I saw that there was room for these services to improve and build on the value of local production in my country, and in terms of solving the information problem that we face in our region. The local extension sector is stifled and support does not reach where it should. The organisation and implementation of agricultural programmes is also not as effective as it could be because of the absence of the use of communication technologies. You cannot deny the impact of technology and this is what I am pursuing with Tech4Agri – to provide technology services and increase the visibility of agri-tech entrepreneurs.


Why do you feel it’s so important to spread information and updates about technology and innovation in agriculture – particularly in the Caribbean?

In the Caribbean, a lot of people practise traditional agriculture and, as a result, yields are low and there is a heavy focus on foreign imports and chemical inputs. There is a need to increase local food supplies to reduce the high import bill throughout the region. I believe that technology and innovation can allow producers to not only support their livelihoods but also support a healthy agricultural ecosystem. My company aims to help farmers access these modern progressive technologies and methods, and enable them to be more productive with what they have.


In terms of agribusinesses, social media and mobile devices are tools that everyone can access to create online visibility for their business and – if done correctly – to build trust between themselves and their customers.


Can you provide examples of the most inspiring young agri-entrepreneurs you have worked with?

Whilst I was developing my blog and my journalistic skills, I met Alpha Sennon, creator of AGRIman – the world’s greatest agricultural superhero. AGRIman is an excellent tool to expose young children to agriculture in a fun and interesting way. Alpha is now doing a school tour with AGRIman, and is running a programme in Trinidad and Tobago to help young men and women identify opportunities in the agricultural sector through his non-profit WHYfarm. He is someone I encouraged and supported with free video services, and he is now one of the most influential persons I know.


More recently, I did an article for Spore magazine about Jameel Philip, who is promoting urban agriculture together with his fiancé Ciele Williams.

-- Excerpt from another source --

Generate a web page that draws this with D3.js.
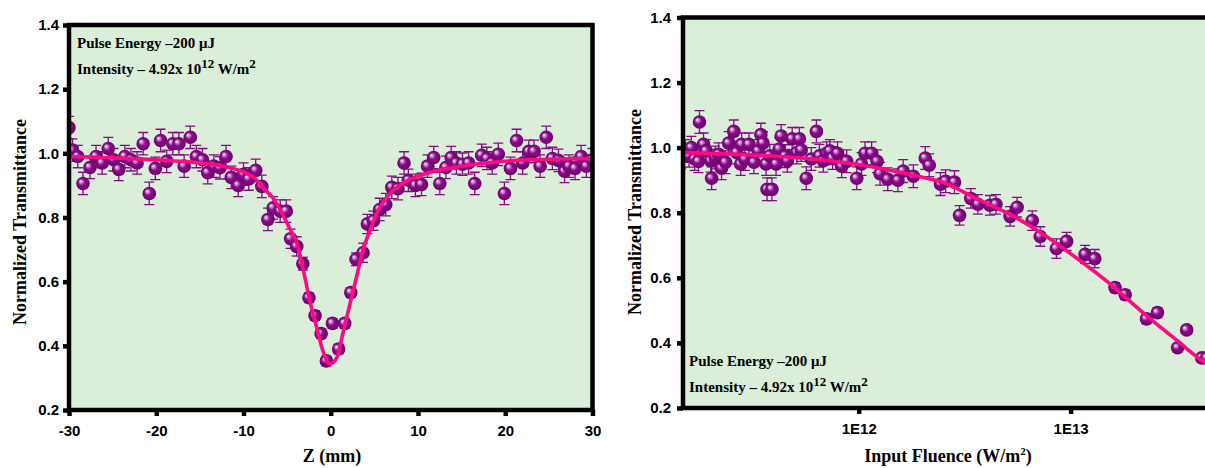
<!DOCTYPE html>
<html><head><meta charset="utf-8">
<script src="https://cdn.jsdelivr.net/npm/d3@7"></script>
<style>
body{margin:0;background:#fff;}
svg{display:block;}
.tick text{font-family:"Liberation Sans",Arial,sans-serif;font-weight:bold;font-size:15px;fill:#000;}
.ttl{font-family:"Liberation Serif","Times New Roman",serif;font-weight:bold;font-size:18px;fill:#000;}
.ann{font-family:"Liberation Serif","Times New Roman",serif;font-weight:bold;font-size:15px;fill:#000;}
</style></head>
<body>
<svg id="chart" width="1205" height="468"></svg>
<script>
// ---------- data ----------
const yTicks = [0.2, 0.4, 0.6, 0.8, 1.0, 1.2, 1.4];
const leftXTicks = [-30, -20, -10, 0, 10, 20, 30];
const rightXTicks = [1e12, 1e13];
const rightXTickLabels = ["1E12", "1E13"];

const leftZ = [-30.0,-29.6,-29.0,-28.4,-27.6,-26.9,-26.2,-25.5,-24.9,-24.3,-23.6,-22.9,-22.2,-21.5,-20.8,-20.1,-19.5,-18.8,-18.1,-17.4,-16.8,-16.1,-15.4,-14.7,-14.1,-13.4,-12.7,-12.0,-11.4,-10.6,-10.0,-9.4,-8.6,-7.9,-7.2,-6.6,-5.8,-5.1,-4.6,-3.9,-3.2,-2.5,-1.8,-1.1,-0.5,0.2,0.9,1.6,2.3,2.9,3.7,4.2,4.9,5.6,6.3,7.0,7.7,8.4,8.9,9.7,10.4,11.1,11.8,12.5,13.2,13.8,14.4,15.1,15.8,16.5,17.3,17.9,18.5,19.2,19.9,20.6,21.3,22.0,22.7,23.3,24.0,24.7,25.4,26.1,26.8,27.3,28.0,28.7,29.3,30.0];
const leftT = [1.08,1.01,0.99,0.906,0.956,0.99,0.97,1.015,0.98,0.95,0.99,0.98,0.97,1.03,0.875,0.953,1.04,0.975,1.03,1.03,0.96,1.05,0.99,0.98,0.94,0.96,0.955,0.99,0.925,0.90,0.935,0.92,0.947,0.897,0.794,0.83,0.82,0.82,0.734,0.71,0.656,0.55,0.494,0.438,0.353,0.47,0.39,0.47,0.566,0.67,0.69,0.78,0.79,0.825,0.84,0.894,0.89,0.97,0.916,0.90,0.903,0.96,0.987,0.906,0.956,0.987,0.97,0.966,0.97,0.906,0.994,0.984,0.97,0.997,0.875,0.953,1.04,0.97,1.006,1.006,0.96,1.05,0.984,0.978,0.944,0.96,0.953,0.99,0.96,0.98];
const leftErr = [0.035,0.035,0.035,0.035,0.035,0.035,0.035,0.035,0.035,0.035,0.035,0.035,0.035,0.035,0.035,0.035,0.035,0.035,0.035,0.035,0.035,0.035,0.035,0.035,0.035,0.035,0.035,0.035,0.035,0.035,0.035,0.035,0.035,0.035,0.035,0.035,0.035,0.035,0.03,0.03,0.02,0.015,0.015,0.015,0.015,0.015,0.015,0.015,0.015,0.02,0.03,0.03,0.03,0.035,0.035,0.035,0.035,0.035,0.035,0.035,0.035,0.035,0.035,0.035,0.035,0.035,0.035,0.035,0.035,0.035,0.035,0.035,0.035,0.035,0.035,0.035,0.035,0.035,0.035,0.035,0.035,0.035,0.035,0.035,0.035,0.035,0.035,0.035,0.035,0.035];

const leftFitZ = [-30,-25,-20,-15,-12,-10,-8.6,-7.8,-6.6,-4.7,-3.9,-3.2,-2.4,-1.6,-0.9,-0.1,0.7,1.4,2.2,3.0,3.7,4.5,5.6,6.8,8.2,10,12,15.1,21.3,30];
const leftFitT = [0.99,0.986,0.98,0.97,0.958,0.942,0.92,0.894,0.86,0.766,0.72,0.644,0.54,0.456,0.384,0.344,0.363,0.44,0.53,0.62,0.70,0.76,0.83,0.875,0.906,0.928,0.945,0.96,0.978,0.984];

const rightF = [1.45e11,1.52e11,1.58e11,1.62e11,1.68e11,1.75e11,1.77e11,1.85e11,1.9e11,2.0e11,2.02e11,2.1e11,2.18e11,2.25e11,2.35e11,2.43e11,2.57e11,2.65e11,2.77e11,2.80e11,2.9e11,3.03e11,3.2e11,3.35e11,3.45e11,3.53e11,3.65e11,3.69e11,3.8e11,3.89e11,4.07e11,4.21e11,4.30e11,4.49e11,4.6e11,4.85e11,5.1e11,5.24e11,5.35e11,5.65e11,5.97e11,6.31e11,6.52e11,6.8e11,7.05e11,7.3e11,7.52e11,7.94e11,8.30e11,8.77e11,9.78e11,1.03e12,1.07e12,1.15e12,1.22e12,1.26e12,1.37e12,1.53e12,1.62e12,1.81e12,2.06e12,2.15e12,2.43e12,2.57e12,2.83e12,2.99e12,3.38e12,3.65e12,4.16e12,4.44e12,5.18e12,5.59e12,6.59e12,7.19e12,8.57e12,9.57e12,1.17e13,1.30e13,1.62e13,1.81e13,2.28e13,2.57e13,3.20e13,3.53e13,4.16e13,4.39e13];
const rightT = [0.97,0.99,0.975,1.00,0.965,0.958,1.079,1.01,0.99,0.96,0.906,0.97,0.98,0.937,0.955,1.014,1.05,0.985,0.95,1.01,0.965,1.01,0.955,0.99,1.04,1.014,0.95,0.872,0.975,0.872,0.95,0.996,1.036,0.974,0.96,1.027,0.985,1.027,0.993,0.906,0.965,1.05,0.975,0.96,0.983,0.99,0.968,0.983,0.943,0.958,0.906,0.95,0.983,0.983,0.958,0.92,0.903,0.90,0.928,0.912,0.968,0.946,0.888,0.897,0.894,0.792,0.844,0.826,0.823,0.826,0.789,0.817,0.776,0.727,0.69,0.712,0.672,0.659,0.57,0.548,0.474,0.493,0.385,0.44,0.354,0.354];
const rightErr = [0.035,0.035,0.035,0.035,0.035,0.035,0.035,0.035,0.035,0.035,0.035,0.035,0.035,0.035,0.035,0.035,0.035,0.035,0.035,0.035,0.035,0.035,0.035,0.035,0.035,0.035,0.035,0.035,0.035,0.035,0.035,0.035,0.035,0.035,0.035,0.035,0.035,0.035,0.035,0.035,0.035,0.035,0.035,0.035,0.035,0.035,0.035,0.035,0.035,0.035,0.035,0.035,0.035,0.035,0.035,0.035,0.035,0.035,0.035,0.035,0.035,0.035,0.035,0.035,0.035,0.03,0.03,0.03,0.03,0.03,0.03,0.03,0.03,0.03,0.03,0.028,0.028,0.028,0.015,0.015,0.015,0.015,0.012,0.012,0.012,0.012];

const rightFitF = [1.4e11,6.04e11,1.26e12,1.81e12,2.62e12,3.57e12,5.18e12,7.44e12,1.07e13,1.55e13,2.22e13,3.20e13,4.23e13,4.7e13];
const rightFitT = [0.985,0.965,0.937,0.915,0.888,0.844,0.795,0.733,0.66,0.579,0.49,0.406,0.344,0.33];

// ---------- drawing ----------
const svg = d3.select("#chart");
const defs = svg.append("defs");
const grad = defs.append("radialGradient").attr("id","sphere")
  .attr("cx","50%").attr("cy","50%").attr("r","55%").attr("fx","32%").attr("fy","32%");
grad.append("stop").attr("offset","0%").attr("stop-color","#ffeeff");
grad.append("stop").attr("offset","16%").attr("stop-color","#d8a0d8");
grad.append("stop").attr("offset","45%").attr("stop-color","#8a0a8a");
grad.append("stop").attr("offset","100%").attr("stop-color","#680068");

const BG = "#daeeda", PURPLE = "#850a85", PINK = "#ff0a80";

function panel(o) {
  const g = svg.append("g");
  const [x0, x1] = o.x.range(), [y0, y1] = o.y.range();
  const clipId = "clip" + o.id;
  defs.append("clipPath").attr("id", clipId).append("rect")
    .attr("x", x0).attr("y", y1).attr("width", x1 - x0).attr("height", y0 - y1);
  g.append("rect").attr("x", x0).attr("y", y1).attr("width", x1 - x0).attr("height", y0 - y1).attr("fill", BG);

  const pts = o.xs.map((v, i) => ({x: v, t: o.ts[i], e: o.es[i]}));
  const dg = g.append("g").attr("clip-path", `url(#${clipId})`);
  const eb = dg.append("g").attr("stroke", PURPLE).attr("stroke-width", 1.3).attr("fill", "none");
  pts.forEach(p => {
    const cx = o.x(p.x), ya = o.y(p.t + p.e), yb = o.y(p.t - p.e);
    eb.append("line").attr("x1", cx).attr("x2", cx).attr("y1", ya).attr("y2", yb);
    eb.append("line").attr("x1", cx - 5).attr("x2", cx + 5).attr("y1", ya).attr("y2", ya);
    eb.append("line").attr("x1", cx - 5).attr("x2", cx + 5).attr("y1", yb).attr("y2", yb);
  });
  dg.append("g").selectAll("circle").data(pts).join("circle")
    .attr("cx", d => o.x(d.x)).attr("cy", d => o.y(d.t)).attr("r", 6.8)
    .attr("fill", "url(#sphere)");
  const fit = o.fx.map((v, i) => [v, o.ft[i]]);
  dg.append("path").datum(fit)
    .attr("d", d3.line().x(d => o.x(d[0])).y(d => o.y(d[1])).curve(d3.curveMonotoneX))
    .attr("fill", "none").attr("stroke", PINK).attr("stroke-width", 3.6).attr("stroke-linejoin","round");

  // frame
  g.append("rect").attr("x", x0).attr("y", y1).attr("width", x1 - x0).attr("height", y0 - y1)
    .attr("fill", "none").attr("stroke", "#000").attr("stroke-width", 4.5);

  const ya = g.append("g").attr("transform", `translate(${x0},0)`)
    .call(d3.axisLeft(o.y).tickValues(yTicks).tickFormat(d3.format(".1f")).tickSize(6).tickPadding(o.ypad));
  const xa = g.append("g").attr("transform", `translate(0,${y0})`)
    .call(d3.axisBottom(o.x).tickValues(o.xt).tickFormat((d, i) => o.xl[i]).tickSize(6).tickPadding(9));
  [ya, xa].forEach(a => {
    a.select(".domain").remove();
    a.selectAll(".tick line").attr("stroke", "#000").attr("stroke-width", 4.5);
  });

  g.append("text").attr("class", "ttl").attr("text-anchor", "middle")
    .attr("transform", `translate(${o.ytx},${o.ytc}) rotate(-90)`).text("Normalized Transmittance");
  const xt = g.append("text").attr("class", "ttl").attr("text-anchor", "middle")
    .attr("x", o.xtx).attr("y", 462);
  xt.append("tspan").text(o.xtitle[0]);
  if (o.xtitle.length > 1) {
    xt.append("tspan").attr("dy", -7).attr("font-size", 11).text(o.xtitle[1]);
    xt.append("tspan").attr("dy", 7).text(o.xtitle[2]);
  }

  const a1 = g.append("text").attr("class", "ann").attr("x", o.ax).attr("y", o.ay);
  a1.text("Pulse Energy \u2013200 \u03bcJ");
  const a2 = g.append("text").attr("class", "ann").attr("x", o.ax).attr("y", o.ay + 26);
  a2.append("tspan").text("Intensity \u2013 4.92x 10");
  a2.append("tspan").attr("dy", -6).attr("font-size", 13).text("12");
  a2.append("tspan").attr("dy", 6).text(" W/m");
  a2.append("tspan").attr("dy", -6).attr("font-size", 13).text("2");
}

panel({
  id: "L",
  x: d3.scaleLinear().domain([-30, 30]).range([69, 592.5]),
  y: d3.scaleLinear().domain([0.2, 1.4]).range([410, 25]),
  xs: leftZ, ts: leftT, es: leftErr, fx: leftFitZ, ft: leftFitT,
  xt: leftXTicks, xl: leftXTicks.map(String), ypad: 4,
  ytx: 26, ytc: 222, xtx: 332, xtitle: ["Z (mm)"],
  ax: 77, ay: 48
});

panel({
  id: "R",
  x: d3.scaleLog().domain([1.48e11, 4.7e13]).range([683, 1213]),
  y: d3.scaleLinear().domain([0.2, 1.4]).range([408, 17.5]),
  xs: rightF, ts: rightT, es: rightErr, fx: rightFitF, ft: rightFitT,
  xt: rightXTicks, xl: rightXTickLabels, ypad: 6,
  ytx: 641, ytc: 212, xtx: 948, xtitle: ["Input Fluence (W/m", "2", ")"],
  ax: 689, ay: 366
});
</script>
</body></html>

They are changing the way people see agriculture and removing the stigma of carrying out traditional farming. Their company, Green Thumb Gardens, builds agricultural systems within minimal urban spaces for people living in town houses or apartments to support household food supplies.


So there is innovation in our region, there is progressive agriculture, and there are people here who are making a difference.


You are currently on a masterclass for creative journalism hosted by the International Federation of Agricultural Journalists. How do you think you will put what you’ve learnt to use?

My biggest take-away from this masterclass is how to start a guild of agri-journalists, how to make that guild sustainable and how to get agri-reporting off the ground. I want to grow agri-journalism and agri-communications as a viable career in my country.


I have also really enjoyed meeting agri-journalists from all around the world. My friend and colleague who is carrying out this interview, Busani Bafana, is from Zimbabwe. We have unleashed our passion for writing stories, discussing the best methods for drawing out information from the farmers and presenting our articles in an engaging way. It is highly motivating to be around people in the same field but still have that global diversity; we learn so much from each other on the challenges we are facing, but also on the solutions.